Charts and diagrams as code
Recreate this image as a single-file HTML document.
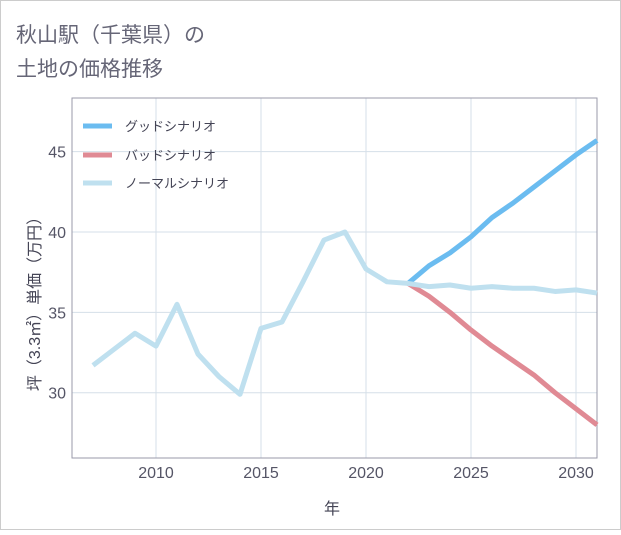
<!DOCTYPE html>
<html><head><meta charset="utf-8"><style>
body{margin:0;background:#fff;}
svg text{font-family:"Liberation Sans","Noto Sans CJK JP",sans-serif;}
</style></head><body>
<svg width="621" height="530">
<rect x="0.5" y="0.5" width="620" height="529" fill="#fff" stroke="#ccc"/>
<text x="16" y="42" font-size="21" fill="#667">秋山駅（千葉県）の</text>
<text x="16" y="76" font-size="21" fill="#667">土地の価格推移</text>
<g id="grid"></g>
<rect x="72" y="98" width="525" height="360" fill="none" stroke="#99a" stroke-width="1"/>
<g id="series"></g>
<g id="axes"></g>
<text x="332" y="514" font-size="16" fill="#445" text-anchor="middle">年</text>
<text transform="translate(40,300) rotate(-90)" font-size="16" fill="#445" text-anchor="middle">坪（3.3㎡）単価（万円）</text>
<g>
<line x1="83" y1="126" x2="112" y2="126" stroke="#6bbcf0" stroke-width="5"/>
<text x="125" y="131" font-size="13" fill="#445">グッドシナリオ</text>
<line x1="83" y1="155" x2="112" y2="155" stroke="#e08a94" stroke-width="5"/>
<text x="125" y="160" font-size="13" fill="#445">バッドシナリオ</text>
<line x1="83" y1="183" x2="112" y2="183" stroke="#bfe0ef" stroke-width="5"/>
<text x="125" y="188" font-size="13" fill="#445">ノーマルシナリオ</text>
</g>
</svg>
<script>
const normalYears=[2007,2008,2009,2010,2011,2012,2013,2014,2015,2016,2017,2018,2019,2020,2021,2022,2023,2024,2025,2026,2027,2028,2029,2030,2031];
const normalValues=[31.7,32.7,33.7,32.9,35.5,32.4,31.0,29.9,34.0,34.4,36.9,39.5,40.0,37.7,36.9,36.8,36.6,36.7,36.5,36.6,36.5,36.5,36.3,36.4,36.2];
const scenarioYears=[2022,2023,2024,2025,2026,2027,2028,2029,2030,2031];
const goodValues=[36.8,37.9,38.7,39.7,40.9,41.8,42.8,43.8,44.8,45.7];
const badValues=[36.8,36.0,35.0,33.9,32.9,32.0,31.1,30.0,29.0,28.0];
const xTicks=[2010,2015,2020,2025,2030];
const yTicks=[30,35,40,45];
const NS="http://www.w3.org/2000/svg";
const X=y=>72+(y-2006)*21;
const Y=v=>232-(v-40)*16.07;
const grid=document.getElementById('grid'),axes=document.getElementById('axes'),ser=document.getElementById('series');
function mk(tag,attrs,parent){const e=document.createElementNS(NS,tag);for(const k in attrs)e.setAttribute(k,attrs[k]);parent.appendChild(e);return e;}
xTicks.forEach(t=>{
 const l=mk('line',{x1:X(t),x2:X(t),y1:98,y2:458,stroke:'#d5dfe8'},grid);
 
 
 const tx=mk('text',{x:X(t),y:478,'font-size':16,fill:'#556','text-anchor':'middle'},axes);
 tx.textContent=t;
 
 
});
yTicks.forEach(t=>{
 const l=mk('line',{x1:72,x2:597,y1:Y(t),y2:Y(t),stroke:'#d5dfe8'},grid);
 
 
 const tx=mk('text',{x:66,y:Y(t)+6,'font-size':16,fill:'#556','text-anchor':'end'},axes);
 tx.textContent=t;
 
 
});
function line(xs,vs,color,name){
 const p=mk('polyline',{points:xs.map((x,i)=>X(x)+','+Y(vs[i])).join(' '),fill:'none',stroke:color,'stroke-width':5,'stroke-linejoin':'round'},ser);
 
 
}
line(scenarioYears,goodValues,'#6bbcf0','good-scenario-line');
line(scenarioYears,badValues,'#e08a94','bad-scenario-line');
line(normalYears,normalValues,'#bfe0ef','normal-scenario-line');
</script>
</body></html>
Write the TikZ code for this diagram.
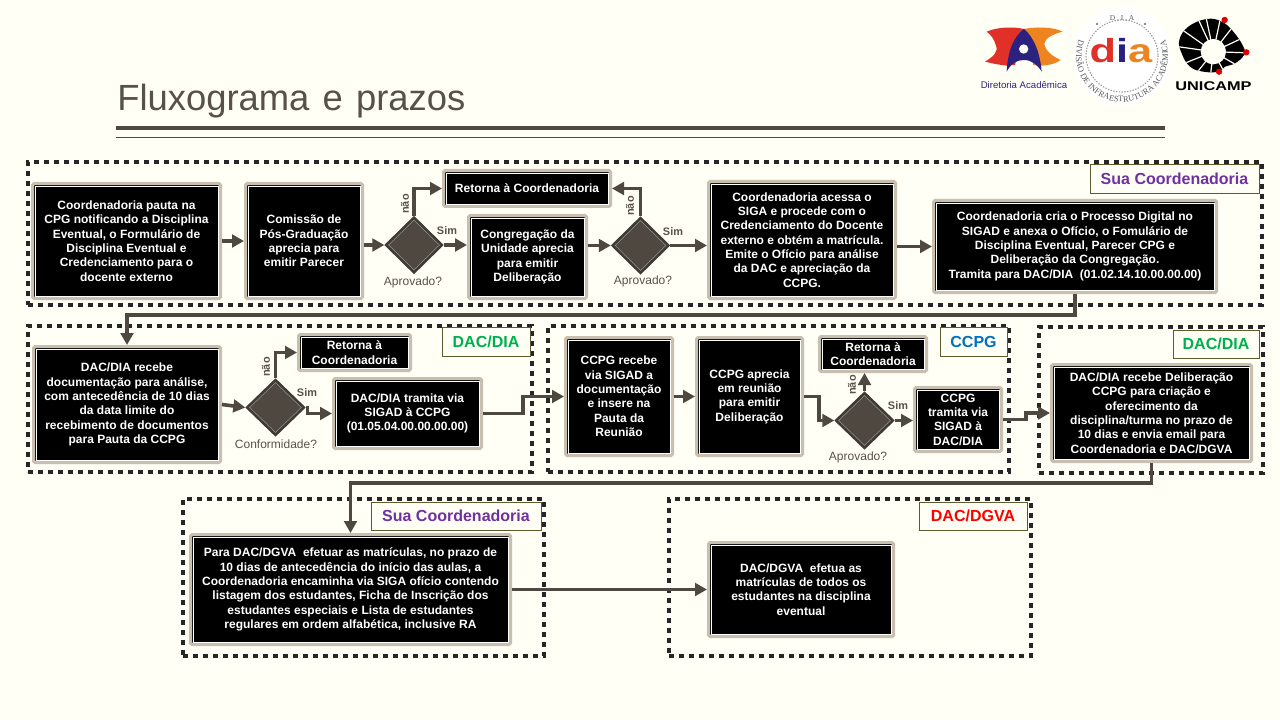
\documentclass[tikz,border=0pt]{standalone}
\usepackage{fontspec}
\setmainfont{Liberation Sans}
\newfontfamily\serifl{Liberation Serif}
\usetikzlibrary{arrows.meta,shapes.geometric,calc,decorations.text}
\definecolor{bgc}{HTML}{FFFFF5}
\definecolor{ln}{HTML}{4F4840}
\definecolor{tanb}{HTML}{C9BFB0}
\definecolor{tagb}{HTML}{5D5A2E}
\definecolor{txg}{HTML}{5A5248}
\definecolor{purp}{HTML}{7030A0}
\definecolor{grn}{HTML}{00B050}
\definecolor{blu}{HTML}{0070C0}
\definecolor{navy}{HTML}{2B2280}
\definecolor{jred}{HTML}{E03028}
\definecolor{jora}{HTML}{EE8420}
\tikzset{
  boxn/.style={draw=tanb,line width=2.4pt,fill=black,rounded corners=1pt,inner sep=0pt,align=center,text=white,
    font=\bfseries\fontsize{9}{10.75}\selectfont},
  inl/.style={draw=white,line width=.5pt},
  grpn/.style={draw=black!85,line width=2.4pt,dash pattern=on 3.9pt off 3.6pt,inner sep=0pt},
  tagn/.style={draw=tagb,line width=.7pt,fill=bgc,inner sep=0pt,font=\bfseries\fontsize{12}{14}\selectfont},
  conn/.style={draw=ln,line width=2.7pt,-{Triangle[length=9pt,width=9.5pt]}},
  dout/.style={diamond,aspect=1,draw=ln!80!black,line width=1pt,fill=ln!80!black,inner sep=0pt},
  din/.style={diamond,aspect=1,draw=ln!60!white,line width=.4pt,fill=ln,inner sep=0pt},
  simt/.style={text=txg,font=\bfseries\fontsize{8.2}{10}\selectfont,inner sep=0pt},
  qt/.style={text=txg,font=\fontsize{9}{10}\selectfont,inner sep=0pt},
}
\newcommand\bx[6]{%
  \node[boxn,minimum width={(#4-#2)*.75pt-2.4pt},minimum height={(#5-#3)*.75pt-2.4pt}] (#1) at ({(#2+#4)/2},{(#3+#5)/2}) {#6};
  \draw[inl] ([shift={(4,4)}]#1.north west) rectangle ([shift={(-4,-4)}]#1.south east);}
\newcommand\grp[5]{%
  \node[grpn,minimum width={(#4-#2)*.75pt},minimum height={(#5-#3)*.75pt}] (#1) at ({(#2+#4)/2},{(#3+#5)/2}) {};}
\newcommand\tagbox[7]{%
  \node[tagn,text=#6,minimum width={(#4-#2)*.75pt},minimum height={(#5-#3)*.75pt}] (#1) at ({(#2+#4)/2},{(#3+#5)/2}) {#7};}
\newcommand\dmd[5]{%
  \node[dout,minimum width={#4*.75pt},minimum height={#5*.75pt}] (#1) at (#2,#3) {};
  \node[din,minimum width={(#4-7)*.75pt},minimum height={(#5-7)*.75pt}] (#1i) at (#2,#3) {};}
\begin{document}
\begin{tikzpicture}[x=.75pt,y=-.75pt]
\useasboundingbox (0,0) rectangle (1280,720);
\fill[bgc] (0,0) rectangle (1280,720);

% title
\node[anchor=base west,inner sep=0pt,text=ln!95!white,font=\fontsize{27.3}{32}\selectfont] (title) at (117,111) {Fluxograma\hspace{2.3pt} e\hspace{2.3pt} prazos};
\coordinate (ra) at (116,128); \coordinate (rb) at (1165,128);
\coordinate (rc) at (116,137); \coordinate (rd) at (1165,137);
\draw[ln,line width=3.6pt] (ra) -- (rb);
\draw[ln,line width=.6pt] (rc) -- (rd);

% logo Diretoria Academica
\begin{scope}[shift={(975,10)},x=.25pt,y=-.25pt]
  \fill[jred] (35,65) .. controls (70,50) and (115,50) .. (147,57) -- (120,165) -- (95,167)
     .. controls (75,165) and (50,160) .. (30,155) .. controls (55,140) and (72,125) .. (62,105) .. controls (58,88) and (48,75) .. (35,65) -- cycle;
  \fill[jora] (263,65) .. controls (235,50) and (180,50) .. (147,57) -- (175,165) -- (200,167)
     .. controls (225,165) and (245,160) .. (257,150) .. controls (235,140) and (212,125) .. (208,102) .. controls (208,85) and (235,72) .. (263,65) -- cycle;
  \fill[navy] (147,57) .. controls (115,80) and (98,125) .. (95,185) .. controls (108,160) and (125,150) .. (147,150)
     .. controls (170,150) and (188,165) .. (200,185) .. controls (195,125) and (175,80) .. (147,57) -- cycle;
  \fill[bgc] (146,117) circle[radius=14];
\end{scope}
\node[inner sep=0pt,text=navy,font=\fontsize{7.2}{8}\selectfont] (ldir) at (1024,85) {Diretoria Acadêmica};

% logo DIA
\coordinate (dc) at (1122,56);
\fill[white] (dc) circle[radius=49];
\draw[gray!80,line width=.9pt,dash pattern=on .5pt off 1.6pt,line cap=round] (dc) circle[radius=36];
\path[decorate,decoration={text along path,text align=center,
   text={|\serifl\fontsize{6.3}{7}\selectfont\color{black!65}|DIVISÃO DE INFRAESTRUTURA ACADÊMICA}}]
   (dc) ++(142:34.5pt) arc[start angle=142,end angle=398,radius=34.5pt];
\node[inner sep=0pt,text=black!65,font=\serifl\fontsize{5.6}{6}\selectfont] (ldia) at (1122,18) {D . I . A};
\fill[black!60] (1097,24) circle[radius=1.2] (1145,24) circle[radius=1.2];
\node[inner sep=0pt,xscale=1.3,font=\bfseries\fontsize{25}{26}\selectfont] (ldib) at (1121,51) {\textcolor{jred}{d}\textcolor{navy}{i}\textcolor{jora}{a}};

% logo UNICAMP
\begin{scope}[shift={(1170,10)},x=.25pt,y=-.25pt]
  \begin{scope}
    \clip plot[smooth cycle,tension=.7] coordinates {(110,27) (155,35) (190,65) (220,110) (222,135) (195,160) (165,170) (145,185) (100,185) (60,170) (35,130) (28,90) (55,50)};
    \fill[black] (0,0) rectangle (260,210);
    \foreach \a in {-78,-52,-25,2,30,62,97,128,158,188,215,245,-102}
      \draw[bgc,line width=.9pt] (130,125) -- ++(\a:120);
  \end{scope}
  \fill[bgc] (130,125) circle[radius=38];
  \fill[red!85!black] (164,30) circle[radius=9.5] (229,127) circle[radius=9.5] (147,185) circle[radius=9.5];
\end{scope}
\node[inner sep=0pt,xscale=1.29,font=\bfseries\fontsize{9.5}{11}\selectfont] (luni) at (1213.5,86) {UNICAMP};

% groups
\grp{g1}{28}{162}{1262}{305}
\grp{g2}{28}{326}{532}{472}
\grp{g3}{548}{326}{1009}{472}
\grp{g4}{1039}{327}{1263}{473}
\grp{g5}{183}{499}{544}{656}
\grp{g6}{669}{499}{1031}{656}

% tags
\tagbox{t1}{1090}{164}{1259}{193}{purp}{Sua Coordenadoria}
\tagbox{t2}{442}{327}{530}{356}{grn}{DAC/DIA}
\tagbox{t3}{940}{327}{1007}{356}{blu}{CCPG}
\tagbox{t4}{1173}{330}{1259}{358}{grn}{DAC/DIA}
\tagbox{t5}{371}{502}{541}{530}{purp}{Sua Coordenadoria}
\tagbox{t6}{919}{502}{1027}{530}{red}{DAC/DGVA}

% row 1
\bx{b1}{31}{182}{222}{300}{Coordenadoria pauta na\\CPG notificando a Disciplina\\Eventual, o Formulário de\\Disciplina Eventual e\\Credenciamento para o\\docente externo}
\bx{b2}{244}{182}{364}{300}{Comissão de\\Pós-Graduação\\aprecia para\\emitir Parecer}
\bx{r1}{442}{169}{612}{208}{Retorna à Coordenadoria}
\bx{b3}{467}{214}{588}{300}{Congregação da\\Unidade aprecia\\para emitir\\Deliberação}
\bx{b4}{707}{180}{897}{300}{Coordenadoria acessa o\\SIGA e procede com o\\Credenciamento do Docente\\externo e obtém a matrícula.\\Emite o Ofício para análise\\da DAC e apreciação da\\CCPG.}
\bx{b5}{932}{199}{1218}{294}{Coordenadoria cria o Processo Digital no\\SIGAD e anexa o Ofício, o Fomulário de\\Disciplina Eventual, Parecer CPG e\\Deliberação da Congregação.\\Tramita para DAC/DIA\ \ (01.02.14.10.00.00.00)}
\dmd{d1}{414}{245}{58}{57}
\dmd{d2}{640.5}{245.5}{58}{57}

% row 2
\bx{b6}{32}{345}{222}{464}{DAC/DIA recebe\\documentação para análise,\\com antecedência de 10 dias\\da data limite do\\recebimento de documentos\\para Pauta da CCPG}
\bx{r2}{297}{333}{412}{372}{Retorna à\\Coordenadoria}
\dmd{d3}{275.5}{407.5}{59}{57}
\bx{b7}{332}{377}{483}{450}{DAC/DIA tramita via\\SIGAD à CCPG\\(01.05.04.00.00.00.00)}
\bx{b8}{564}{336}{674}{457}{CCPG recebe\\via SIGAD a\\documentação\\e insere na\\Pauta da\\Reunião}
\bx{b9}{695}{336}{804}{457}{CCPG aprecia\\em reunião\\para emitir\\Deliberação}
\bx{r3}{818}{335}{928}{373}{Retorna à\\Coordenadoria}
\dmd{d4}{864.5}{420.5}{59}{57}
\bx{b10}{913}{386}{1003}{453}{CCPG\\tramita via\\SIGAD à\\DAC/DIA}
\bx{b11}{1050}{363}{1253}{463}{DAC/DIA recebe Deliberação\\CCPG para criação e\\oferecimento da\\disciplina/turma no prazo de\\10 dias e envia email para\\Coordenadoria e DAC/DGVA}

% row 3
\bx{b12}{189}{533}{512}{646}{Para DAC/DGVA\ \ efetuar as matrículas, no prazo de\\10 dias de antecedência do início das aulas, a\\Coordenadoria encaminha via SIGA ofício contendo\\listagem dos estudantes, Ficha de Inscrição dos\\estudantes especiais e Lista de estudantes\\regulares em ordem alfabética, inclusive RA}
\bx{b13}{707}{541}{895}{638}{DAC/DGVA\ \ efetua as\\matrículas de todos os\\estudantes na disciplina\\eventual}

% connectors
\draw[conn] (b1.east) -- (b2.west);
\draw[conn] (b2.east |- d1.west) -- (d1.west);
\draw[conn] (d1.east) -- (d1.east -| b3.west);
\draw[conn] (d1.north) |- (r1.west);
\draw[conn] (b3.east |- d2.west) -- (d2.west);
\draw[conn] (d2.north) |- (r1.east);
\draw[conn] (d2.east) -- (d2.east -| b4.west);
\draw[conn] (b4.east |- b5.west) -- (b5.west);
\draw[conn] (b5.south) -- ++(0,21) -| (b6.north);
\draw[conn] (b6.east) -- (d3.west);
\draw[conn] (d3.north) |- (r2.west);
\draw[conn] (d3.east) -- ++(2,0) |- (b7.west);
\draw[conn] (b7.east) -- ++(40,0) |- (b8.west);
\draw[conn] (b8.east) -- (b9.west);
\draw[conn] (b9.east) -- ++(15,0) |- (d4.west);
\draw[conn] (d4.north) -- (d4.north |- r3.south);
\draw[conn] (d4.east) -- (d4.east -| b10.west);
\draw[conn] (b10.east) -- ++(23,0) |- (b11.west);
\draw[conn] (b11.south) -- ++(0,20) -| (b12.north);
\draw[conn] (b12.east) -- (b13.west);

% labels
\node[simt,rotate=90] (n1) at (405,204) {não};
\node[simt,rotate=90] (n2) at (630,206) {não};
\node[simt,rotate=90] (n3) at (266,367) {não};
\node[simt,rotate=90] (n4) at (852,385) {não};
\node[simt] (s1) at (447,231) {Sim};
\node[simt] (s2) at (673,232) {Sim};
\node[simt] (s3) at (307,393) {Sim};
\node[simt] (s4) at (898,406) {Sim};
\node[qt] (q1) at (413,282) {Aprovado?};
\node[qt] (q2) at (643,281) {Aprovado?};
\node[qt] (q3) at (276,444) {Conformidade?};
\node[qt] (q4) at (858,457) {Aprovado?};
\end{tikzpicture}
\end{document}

Task statement
How many of the lines above include the word "this"? Respond with the number alone.

Output below
2